– Zagraliśmy bardzo dobry mecz z wyżej notowanym rywalem. Nie ma co ukrywać, że po spotkaniu pozostaje duży niedosyt, iż nie udało nam się awansować do finału. W całym spotkaniu niczym nie ustępowaliśmy drużynie z Łękawicy – przyznał niezadowolony po spotkaniu trener Soły, Sebastian Gierat. 
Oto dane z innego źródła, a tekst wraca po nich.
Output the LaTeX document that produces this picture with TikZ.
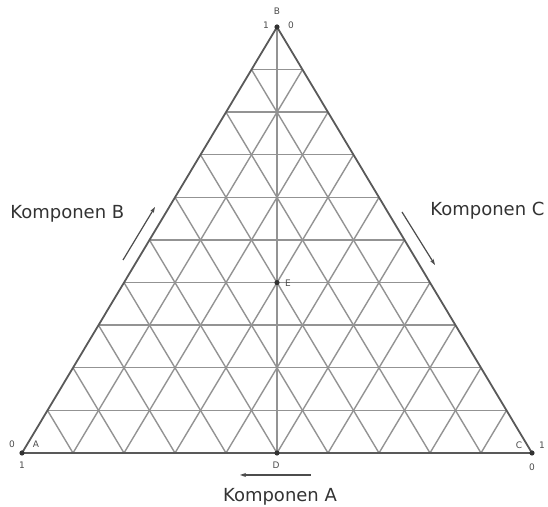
\documentclass[tikz,border=0pt]{standalone}
\usepackage{fontspec}
\setmainfont{DejaVu Sans}
\usetikzlibrary{calc,arrows.meta}

\begin{document}
\begin{tikzpicture}[x=0.5pt,y=-0.5pt,
    grid/.style={draw=gray!85, line width=0.7pt},
    rim/.style={draw=black!65, line width=0.9pt},
    tick/.style={font=\fontsize{4.5}{5}\selectfont, text=black!70, inner sep=0pt},
    comp/.style={font=\fontsize{9}{10}\selectfont, text=black!80, inner sep=0pt},
    dir/.style={draw=black!70, line width=0.6pt, -{Stealth[length=3pt,width=2pt]}}]
  \useasboundingbox (0,0) rectangle (548,507);
  \coordinate (A) at (22,453);
  \coordinate (B) at (277,27);
  \coordinate (C) at (532,453);
  \coordinate (D) at (277,453);
  \coordinate (E) at ($(D)!0.4!(B)$);
  % grid
  \foreach \k in {1,...,9} {
    \draw[grid] ($(A)!\k/10!(B)$) -- ($(C)!\k/10!(B)$);
    \draw[grid] ($(A)!\k/10!(C)$) -- ($(B)!\k/10!(C)$);
    \draw[grid] ($(C)!\k/10!(A)$) -- ($(B)!\k/10!(A)$);
  }
  \draw[grid] (B) -- (D);
  \draw[rim] (A) -- (B) -- (C) -- cycle;
  \foreach \p in {A,B,C,D,E} \fill[black!80] (\p) circle (1.3pt);
  % corner marks
  \node[tick] (lb) at (277,11) {B};
  \node[tick] (b1) at (266,25) {1};
  \node[tick] (b0) at (291,25) {0};
  \node[tick] (la) at (36,444) {A};
  \node[tick] (a0) at (12,444) {0};
  \node[tick] (a1) at (22,465) {1};
  \node[tick] (lc) at (519,445) {C};
  \node[tick] (c1) at (542,445) {1};
  \node[tick] (c0) at (532,467) {0};
  \node[tick] (ld) at (276,465) {D};
  \node[tick] (le) at (288,283) {E};
  % components
  \node[comp, anchor=west] (kb) at (10,214) {Komponen B};
  \node[comp, anchor=west] (kc) at (430,211) {Komponen C};
  \node[comp] (ka) at (280,497) {Komponen A};
  \coordinate (b-from) at (123,260);
  \coordinate (b-to) at (155,207);
  \coordinate (c-from) at (402,212);
  \coordinate (c-to) at (435,265);
  \coordinate (a-from) at (311,475);
  \coordinate (a-to) at (240,475);
  \draw[dir] (b-from) -- (b-to);
  \draw[dir] (c-from) -- (c-to);
  \draw[dir] (a-from) -- (a-to);
\end{tikzpicture}
\end{document}
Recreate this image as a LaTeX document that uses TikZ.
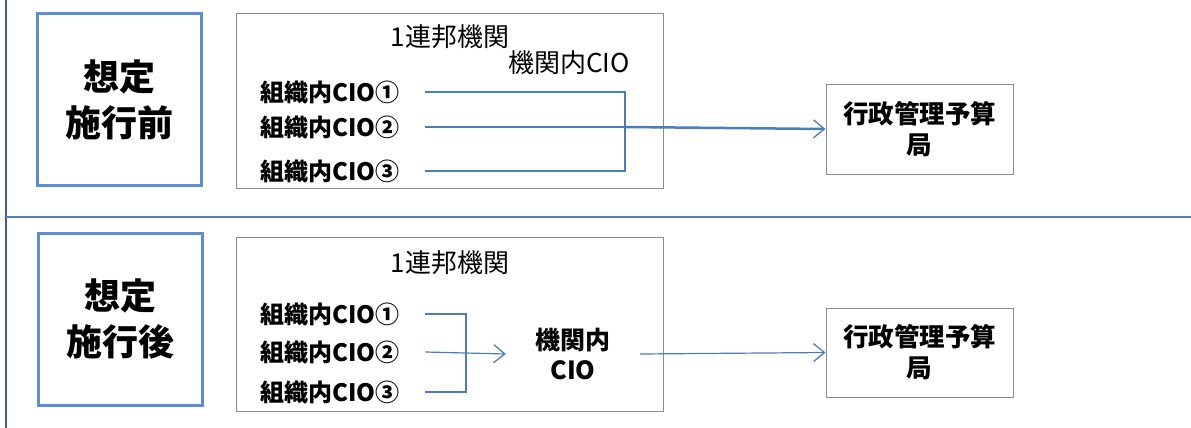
\documentclass[tikz,border=0pt]{standalone}
\usepackage{fontspec}
\setmainfont{Noto Sans CJK JP}
\usepackage{xcolor}
\usetikzlibrary{arrows.meta}

\definecolor{boxblue}{RGB}{91,142,214}
\definecolor{lineblue}{RGB}{74,126,187}
\definecolor{divider}{RGB}{79,129,189}
\definecolor{leftbar}{RGB}{64,96,140}
\definecolor{boxgray}{RGB}{140,140,140}

\begin{document}
\begin{tikzpicture}[x=1pt, y=-1pt,
	phase/.style={draw=boxblue, line width=3pt, minimum width=164pt, minimum height=172pt, align=center, font=\fontsize{36}{46}\selectfont\bfseries},
	agency/.style={draw=boxgray, line width=1pt, minimum width=427pt, minimum height=174pt},
	cio/.style={anchor=west, inner sep=0pt, text width=165pt, align=left, font=\fontsize{24}{26}\selectfont\bfseries},
	omb/.style={draw=boxgray, line width=1pt, minimum width=187pt, minimum height=90pt, align=center, font=\fontsize{25.5}{31}\selectfont\bfseries},
	label/.style={font=\fontsize{26}{30}\selectfont, align=center},
	link/.style={draw=lineblue, line width=1.2pt},
	tip/.style={-{Straight Barb[length=11pt,width=18pt,line width=1.3pt]}}]
	\useasboundingbox (0,0) rectangle (1191,428);
	
	%frame
	\draw[leftbar, line width=2.5pt] (6,0) -- (6,428);
	\draw[divider, line width=2pt] (6,217) -- (1191,217);
	
	%nodes (before)
	\node (before) [phase] at (119.5,99.5)          {想定\\施行前};
	\node (fedA)   [agency] at (449.5,101)          {};
	\node (nameA)  [label] at (450,37)              {1連邦機関};
	\node (headA)  [label] at (569,63)              {機関内CIO};
	\node (cioA1)  [cio] at (260,92)                {組織内CIO①};
	\node (cioA2)  [cio] at (260,127)               {組織内CIO②};
	\node (cioA3)  [cio] at (260,171)               {組織内CIO③};
	\coordinate (busA) at (625,127);
	\node (ombA)   [omb] at (919.5,129)             {行政管理予算\\局};
	
	%nodes (after)
	\node (after)  [phase] at (120.5,319)           {想定\\施行後};
	\node (fedB)   [agency] at (449.5,324)          {};
	\node (nameB)  [label] at (450,263)             {1連邦機関};
	\node (cioB1)  [cio] at (260,314)               {組織内CIO①};
	\node (cioB2)  [cio] at (260,352)               {組織内CIO②};
	\node (cioB3)  [cio] at (260,392)               {組織内CIO③};
	\coordinate (busB) at (466,352);
	\node (headB)  [label, font=\fontsize{25}{30}\selectfont\bfseries, minimum width=134pt] at (573,354) {機関内\\CIO};
	\node (ombB)   [omb, minimum height=89pt] at (919.5,352.5) {行政管理予算\\局};
	
	%links
	\draw[link] (cioA1.east) -| (busA) |- (cioA3.east);
	\draw[link] (cioA2.east) -- (busA);
	\draw[link, line width=2.5pt, tip] (busA) -- (ombA.west);
	
	\draw[link] (cioB1.east) -| (busB) |- (cioB3.east);
	\draw[link, tip] (cioB2.east) -- (headB.west);
	\draw[link, tip] (headB.east) -- (ombB.west);
\end{tikzpicture}
\end{document}
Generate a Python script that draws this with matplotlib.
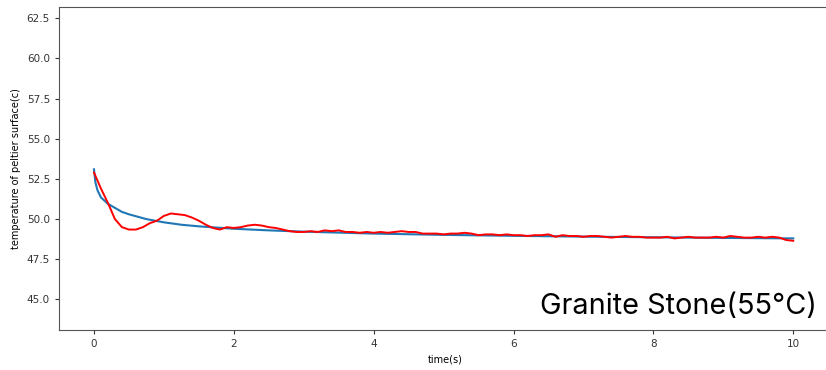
import matplotlib
matplotlib.use("Agg")
import matplotlib.pyplot as plt
import numpy as np

# Fitted (blue) curve
fit_t = [0, 0.02, 0.05, 0.1, 0.2, 0.3, 0.4, 0.5, 0.75, 1.0, 1.25, 1.5, 2.0, 2.5, 3.0, 4.0, 5.0, 6.0, 7.0, 8.0, 9.0, 10.0]
fit_temp = [53.1, 52.3, 51.8, 51.35, 50.95, 50.7, 50.45, 50.3, 50.0, 49.8, 49.65, 49.55, 49.4, 49.3, 49.22, 49.1, 49.02, 48.96, 48.91, 48.87, 48.83, 48.8]

# Measured (red) curve
meas_t = [round(0.1 * i, 1) for i in range(101)]
meas_temp = [
    52.9, 51.9, 51.0, 50.0, 49.5, 49.35, 49.35, 49.5, 49.75, 49.9,
    50.2, 50.35, 50.3, 50.25, 50.1, 49.9, 49.65, 49.45, 49.35, 49.5,
    49.45, 49.5, 49.6, 49.65, 49.6, 49.5, 49.45, 49.35, 49.25, 49.2,
    49.2, 49.25, 49.2, 49.3, 49.25, 49.3, 49.2, 49.2, 49.15, 49.2,
    49.15, 49.2, 49.15, 49.2, 49.25, 49.2, 49.2, 49.1, 49.1, 49.1,
    49.05, 49.1, 49.1, 49.15, 49.1, 49.0, 49.05, 49.05, 49.0, 49.05,
    49.0, 49.0, 48.95, 49.0, 49.0, 49.05, 48.9, 49.0, 48.95, 48.95,
    48.9, 48.95, 48.95, 48.9, 48.85, 48.9, 48.95, 48.9, 48.9, 48.85,
    48.85, 48.85, 48.9, 48.8, 48.85, 48.9, 48.85, 48.85, 48.85, 48.9,
    48.85, 48.95, 48.9, 48.85, 48.85, 48.9, 48.85, 48.9, 48.85, 48.7,
    48.65,
]

y_ticks = [45.0, 47.5, 50.0, 52.5, 55.0, 57.5, 60.0, 62.5]
x_ticks = [0, 2, 4, 6, 8, 10]
title_text = "Granite Stone(55°C)"

W, H = 826, 370
fig = plt.figure(figsize=(W / 100, H / 100), dpi=100)
left, right, top, bottom = 59, 831, 7, 330
ax = fig.add_axes([left / W, 1 - bottom / H, (right - left) / W, (bottom - top) / H])
ax.plot(fit_t, fit_temp, color="#1f77b4", lw=1.5)
ax.plot(meas_t, meas_temp, color="red", lw=1.4)
ax.set_xlim(-0.5, 10.54)
ax.set_ylim(43.1, 63.2)
ax.set_yticks(y_ticks)
ax.set_yticklabels([f"{v:.1f}" for v in y_ticks])
ax.set_xticks(x_ticks)
ax.tick_params(labelsize=7.5, colors="#333333", length=3)
ax.set_xlabel("time(s)", fontsize=7)
ax.set_ylabel("temperature of peltier surface(c)", fontsize=7)
for s in ax.spines.values():
    s.set_color("#555555")
fig.text(817 / W, 1 - 314 / H, title_text, ha="right", va="baseline",
         fontsize=20.8, family=["Inter", "DejaVu Sans"], color="black")
fig.savefig("out.png", dpi=100)
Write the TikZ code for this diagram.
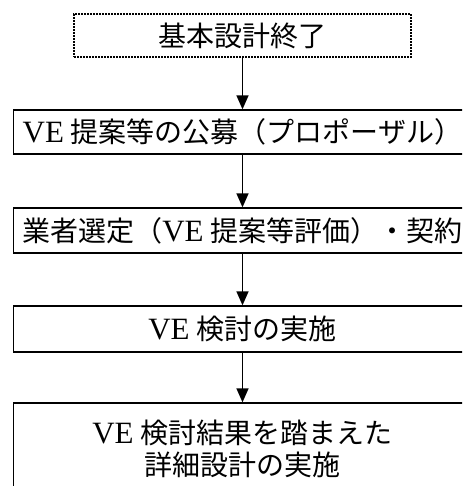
\documentclass[tikz,border=0pt]{standalone}
\usepackage{fontspec}
\setmainfont{Liberation Serif}
\newfontfamily\cjk{Noto Sans CJK JP}
\usetikzlibrary{arrows.meta}
\newcommand{\veword}{{\fontsize{31}{32}\selectfont VE}}
\tikzset{
  box/.style={draw=black, line width=1.3pt, rectangle, inner sep=0pt, align=center,
    font=\fontsize{28}{32}\selectfont, minimum width=458pt},
  dotbox/.style={draw=black, line width=1.6pt, dash pattern=on 1.6pt off 1.4pt, rectangle,
    inner sep=0pt, font=\fontsize{28}{32}\selectfont, minimum width=337pt, minimum height=43pt},
  arr/.style={line width=1.4pt, -{Triangle[width=12pt,length=14pt]}}
}
\begin{document}
\begin{tikzpicture}[x=1pt,y=-1pt]
\useasboundingbox (0,0) rectangle (462,486);
\clip (0,0) rectangle (462,486);
\node[dotbox] (b1) at (242.5,35.5) {\cjk 基本設計終了};
\node[box, minimum height=44pt] (b2) at (242.5,132) {\veword\ {\cjk 提案等の公募（プロポーザル）}};
\node[box, minimum height=45pt] (b3) at (242.5,230.5) {{\cjk 業者選定（}\veword\ {\cjk 提案等評価）・契約}};
\node[box, minimum height=46pt] (b4) at (242.5,329) {\veword\ {\cjk 検討の実施}};
\node[box, minimum height=92pt] (b5) at (242.5,449) {\veword\ {\cjk 検討結果を踏まえた}\\{\cjk 詳細設計の実施}};
\draw[arr] (b1) -- (b2);
\draw[arr] (b2) -- (b3);
\draw[arr] (b3) -- (b4);
\draw[arr] (b4) -- (b5);
\end{tikzpicture}
\end{document}
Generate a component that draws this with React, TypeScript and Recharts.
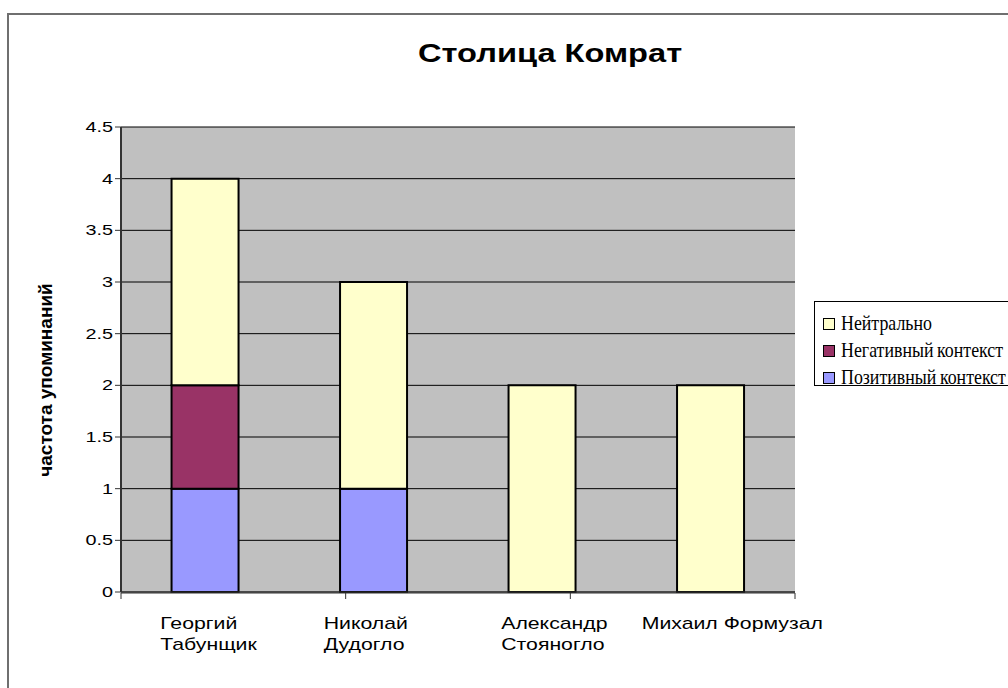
import { BarChart, Bar, XAxis, YAxis, CartesianGrid } from "recharts";

const categories = ["Георгий Табунщик", "Николай Дудогло", "Александр Стояногло", "Михаил Формузал"];
const tickLines = [["Георгий", "Табунщик"], ["Николай", "Дудогло"], ["Александр", "Стояногло"], ["Михаил Формузал"]];
const positive = [1, 1, 0, 0];
const negative = [1, 0, 0, 0];
const neutral = [2, 2, 2, 2];
const yTicks = [0, 0.5, 1, 1.5, 2, 2.5, 3, 3.5, 4, 4.5];

const series = [
  { key: "neutral", name: "Нейтрально", color: "#FFFFCC" },
  { key: "negative", name: "Негативный контекст", color: "#993366" },
  { key: "positive", name: "Позитивный контекст", color: "#9999FF" },
];

const data = categories.map((c, i) => ({
  name: c,
  positive: positive[i],
  negative: negative[i],
  neutral: neutral[i],
}));

const FONT = "Arial, 'Liberation Sans', sans-serif";
const STRETCH = 1.32;
const X_STRETCH = 1.25;
// where each wrapped label block starts, relative to its category centre
const labelLeft = [-45, -50, -41, -69];

function CatTick(props: any) {
  const { x, y, payload } = props;
  const lines = tickLines[payload.index] || [payload.value];
  const left = x + (labelLeft[payload.index] ?? -50);
  return (
    <g transform={`translate(${left},${y}) scale(${X_STRETCH},1)`}>
      <text x={0} y={29} fontFamily={FONT} fontSize={17} fill="#000">
        {lines.map((l, i) => (
          <tspan key={i} x={0} dy={i === 0 ? 0 : 21}>
            {l}
          </tspan>
        ))}
      </text>
    </g>
  );
}

function NumTick(props: any) {
  const { x, y, payload } = props;
  return (
    <g transform={`translate(${x},${y}) scale(${STRETCH},1)`}>
      <text x={0} y={0} textAnchor="end" dominantBaseline="central" fontFamily={FONT} fontSize={15} fill="#000">
        {payload.value}
      </text>
    </g>
  );
}

function LegendBox() {
  return (
    <div
      style={{
        position: "absolute",
        left: 814,
        top: 301,
        border: "1px solid #000",
        background: "#fff",
        width: 260,
        height: 85,
        boxSizing: "border-box",
        paddingLeft: 8,
        paddingTop: 8,
        fontFamily: "'Liberation Serif', 'Times New Roman', serif",
        fontSize: 21,
      }}
    >
      {series.map((s) => (
        <div key={s.key} style={{ display: "flex", alignItems: "center", height: 27, whiteSpace: "nowrap" }}>
          <span
            style={{
              display: "inline-block",
              width: 10,
              height: 10,
              background: s.color,
              border: "1px solid #000",
              marginRight: 6,
            }}
          />
          <span style={{ display: "inline-block", transform: "scaleX(0.85)", transformOrigin: "left center", wordSpacing: -1 }}>
            {s.name}
          </span>
        </div>
      ))}
    </div>
  );
}

export default function App() {
  return (
    <div style={{ position: "absolute", left: 0, top: 0, width: 1008, height: 688, overflow: "hidden", background: "#fff" }}>
      <div
        style={{
          position: "absolute",
          left: 7,
          top: 13,
          width: 1100,
          height: 800,
          border: "2px solid #6f6f6f",
        }}
      />
      <div
        style={{
          position: "absolute",
          left: 418,
          top: 38,
          fontFamily: FONT,
          fontWeight: "bold",
          fontSize: 26,
          whiteSpace: "nowrap",
          transform: `scaleX(${STRETCH * 0.95})`,
          transformOrigin: "left top",
        }}
      >
        Столица Комрат
      </div>
      <div style={{ position: "absolute", left: 0, top: 0 }}>
        <BarChart
          width={1008}
          height={688}
          data={data}
          barCategoryGap="30%"
          margin={{ top: 127, right: 213, bottom: 35, left: 60 }}
        >
          <CartesianGrid fill="#C0C0C0" stroke="#000" vertical={false} horizontalValues={yTicks} />
          <XAxis
            xAxisId="b"
            type="number"
            domain={[0, 4]}
            ticks={[0, 1, 2, 3, 4]}
            allowDataOverflow
            height={60}
            tickFormatter={() => ""}
            tickSize={6}
            axisLine={{ stroke: "#333" }}
            tickLine={{ stroke: "#333" }}
          />
          <XAxis dataKey="name" height={1} axisLine={{ stroke: "#333" }} tickLine={false} tick={<CatTick />} interval={0} />
          <YAxis
            width={61}
            domain={[0, 4.5]}
            ticks={yTicks}
            interval={0}
            tickSize={6}
            axisLine={{ stroke: "#333", strokeWidth: 2 }}
            tickLine={{ stroke: "#333" }}
            tick={<NumTick />}
            label={() => (
              <text
                x={45}
                y={380}
                transform="rotate(-90 45 380)"
                textAnchor="middle"
                dominantBaseline="central"
                fontFamily={FONT}
                fontWeight="bold"
                fontSize={19}
                fill="#000"
              >
                частота упоминаний
              </text>
            )}
          />
          <Bar dataKey="positive" name="Позитивный контекст" stackId="s" fill="#9999FF" stroke="#000" strokeWidth={2} isAnimationActive={false} />
          <Bar dataKey="negative" name="Негативный контекст" stackId="s" fill="#993366" stroke="#000" strokeWidth={2} isAnimationActive={false} />
          <Bar dataKey="neutral" name="Нейтрально" stackId="s" fill="#FFFFCC" stroke="#000" strokeWidth={2} isAnimationActive={false} />
        </BarChart>
      </div>
      <LegendBox />
    </div>
  );
}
Należy zaznaczyć, iż w dzisiejszym meczu nie było widać różnicy klas. Owszem, w trakcie regulaminowego czasu gry goli nie ujrzeliśmy, lecz to nie oznacza, iż mecz stał na słabym poziomie. Obie ekipy miały swoje sytuacje, tworzyły konstruktywne i składne akcje. Po stronie Orła okazje do zdobycia bramki mieli m.in. Szymon Byrtek oraz Robert Mrózek. Przedstawiciel "okręgówki" swoich szans upatrywał po groźnych kontratakach oraz strzałach z dystansu. – Trzeba powiedzieć, Soła jest dobrą drużyną i w dzisiejszym meczu wspięła się na szczyty umiejętności. Był to dla nas ciężki mecz. Zarówno my, jak i rajczanie mieli swoje okazje do zdobycia gola – mówi prezes Orła, Bogusław Przeworczyk. 

Zwycięzcę pojedynku wyłonił więc konkurs rzutów karnych, gdzie bohaterem był bramkarz drużyny z Łękawicy, Łukasz Byrtek, który obronił strzały Damiana Salachny oraz Macieja Figury. Decydującą "11", dającą awans do finału, strzelił dla Orła Szymon Bąk.